One of my interests is linguistics and constructed language. It could be argued that modern-day revivals of ancient languages, most notably Hebrew, are constructed.

The people behind Modern Hebrew had a very European mindset and preferred the SVO syntax of their Yiddish and German linguistic backgrounds as opposed to the VSO of the Biblical tongue. In other words, they grafted the skin of Biblical Hebrew onto the skeleton of Yiddish. Due to this syntax and other constructions unique to the modern language, if a modern-day Israeli went back in time and talked to Moses, Moses would barely be able to understand sem.

So why not apply a similar technique to the closely-related Phoencian language? The major pitfall is that linguists can only guess at how words were pronounced due to the lack of vowel markers, but if Moses would not be able to understand the modern Israeli, this point seems moot. One could apply the same vowel pointers used in both Biblical and Modern Hebrew to help the reader. Plus, it would provide a tool to those interested in the roots of their language and/or alphabet.

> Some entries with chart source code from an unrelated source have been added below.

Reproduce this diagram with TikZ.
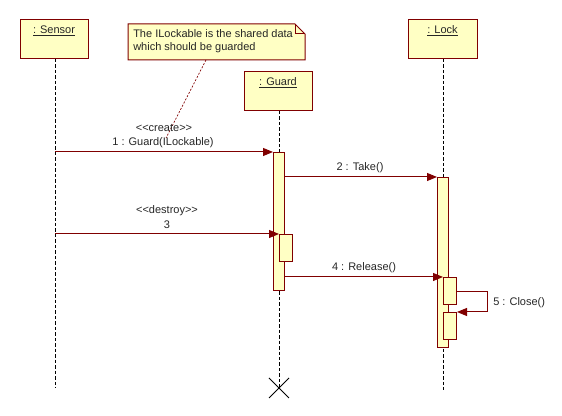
\documentclass[tikz,border=0pt]{standalone}
\usepackage{fontspec}
\setmainfont{Liberation Sans}
\usetikzlibrary{arrows.meta}
\definecolor{boxfill}{HTML}{FFFFC4}
\definecolor{boxline}{HTML}{800000}
\tikzset{
  objbox/.style={draw=boxline, fill=boxfill, line width=0.75pt, inner sep=0pt, minimum width=#1*0.75pt, minimum height=39*0.75pt},
  actbox/.style={draw=boxline, fill=boxfill, line width=0.75pt, inner sep=0pt},
  lifeline/.style={draw=black, line width=0.75pt, dash pattern=on 2.6pt off 1.5pt},
  msg/.style={draw=boxline, line width=0.75pt, -{Triangle[length=7.5pt,width=6pt]}},
  txt/.style={inner sep=0pt, font=\fontsize{8.25}{10}\selectfont, text=black!85},
  notelink/.style={draw=boxline, line width=0.5pt, dash pattern=on 1.5pt off 1.2pt},
}
\begin{document}
\begin{tikzpicture}[x=0.75pt,y=-0.75pt]
\useasboundingbox (0,0) rectangle (562,416);
% lifelines
\coordinate (sTop) at (55,59);
\coordinate (sBot) at (55,388);
\coordinate (gTop) at (279,111);
\coordinate (gBot) at (279,388);
\coordinate (lTop) at (443,59);
\coordinate (lBot) at (443,392);
\draw[lifeline] (sTop) -- (sBot);
\draw[lifeline] (gTop) -- (gBot);
\draw[lifeline] (lTop) -- (lBot);
% object boxes
\node[objbox=68] (sensor) at (54,39.5) {};
\node[txt, anchor=north] (sensorT) at ([yshift=-4.5pt]sensor.north) {\underline{: Sensor}};
\node[objbox=68] (guard) at (278,91.5) {};
\node[txt, anchor=north] (guardT) at ([yshift=-4.5pt]guard.north) {\underline{: Guard}};
\node[objbox=69] (lock) at (442.5,39.5) {};
\node[txt, anchor=north] (lockT) at ([yshift=-4.5pt]lock.north) {\underline{: Lock}};
% note
\draw[draw=boxline, fill=boxfill, line width=0.75pt] (128,24) -- (295,24) -- (305,34) -- (305,60) -- (128,60) -- cycle;
\draw[draw=boxline, line width=0.75pt] (295,24) -- (295,34) -- (305,34);
\node[txt, anchor=north west, align=left] (note) at (133,29) {The ILockable is the shared data\\which should be guarded};
\coordinate (noteA) at (206,60);
\coordinate (noteB) at (166,138);
\draw[notelink] (noteA) -- (noteB);
% activations
\node[actbox, minimum width=11*0.75pt, minimum height=138*0.75pt, anchor=north west] (g1) at (273,152) {};
\node[actbox, minimum width=13*0.75pt, minimum height=27*0.75pt, anchor=north west] (g2) at (279,234) {};
\node[actbox, minimum width=11*0.75pt, minimum height=170*0.75pt, anchor=north west] (l1) at (437,177) {};
\node[actbox, minimum width=13*0.75pt, minimum height=27*0.75pt, anchor=north west] (l2) at (443,277) {};
\node[actbox, minimum width=13*0.75pt, minimum height=27*0.75pt, anchor=north west] (l3) at (443,312) {};
% messages
\coordinate (m1s) at (55,152);
\draw[msg] (m1s) -- (g1.north west);
\node[txt] (m1a) at (164,128) {<{}<create>{}>};
\node[txt] (m1b) at (163,143) {1 : Guard(ILockable)};
\coordinate (m2s) at (284,177);
\draw[msg] (m2s) -- (l1.north west);
\node[txt] (m2a) at (360,168) {2 : Take()};
\coordinate (m3s) at (55,234);
\draw[msg] (m3s) -- (g2.north west);
\node[txt] (m3a) at (167,211) {<{}<destroy>{}>};
\node[txt] (m3b) at (167,225) {3};
\coordinate (m4s) at (284,277);
\draw[msg] (m4s) -- (l2.north west);
\node[txt] (m4a) at (364,268) {4 : Release()};
\coordinate (m5s) at (456,292);
\coordinate (m5r) at (487,292);
\coordinate (m5d) at (487,312);
\draw[msg] (m5s) -- (m5r) -- (m5d) -- (l3.north east);
\node[txt, anchor=west] (m5a) at (493,303) {5 : Close()};
% destruction
\coordinate (x1) at (269,378);
\coordinate (x2) at (289,398);
\coordinate (x3) at (289,378);
\coordinate (x4) at (269,398);
\draw[line width=0.75pt] (x1) -- (x2) (x3) -- (x4);
\end{tikzpicture}
\end{document}
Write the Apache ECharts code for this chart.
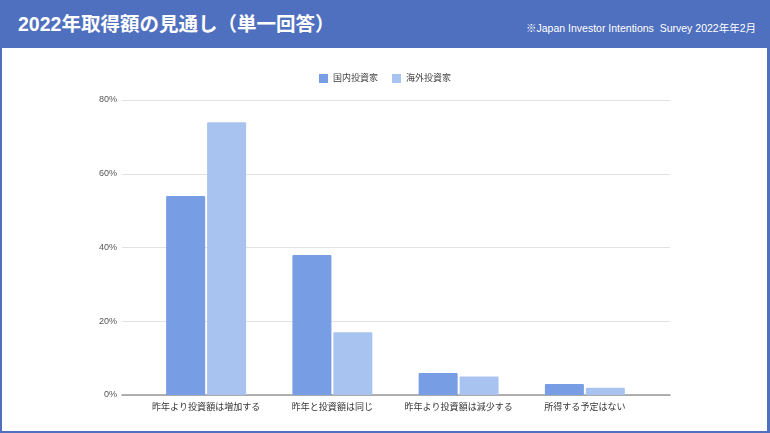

So today I announce my intention to help revive the Phoenican language using the same techniques that the revivalists of Hebrew did. Please note that this is a hobby from an amateur conlanger and I do not expect anybody to start speaking it in everyday discourse. I have another language in the pipeline which I seek to use as a worldwide lingua franca and this isn’t it.

Languages should never die but they can and sometimes must evolve.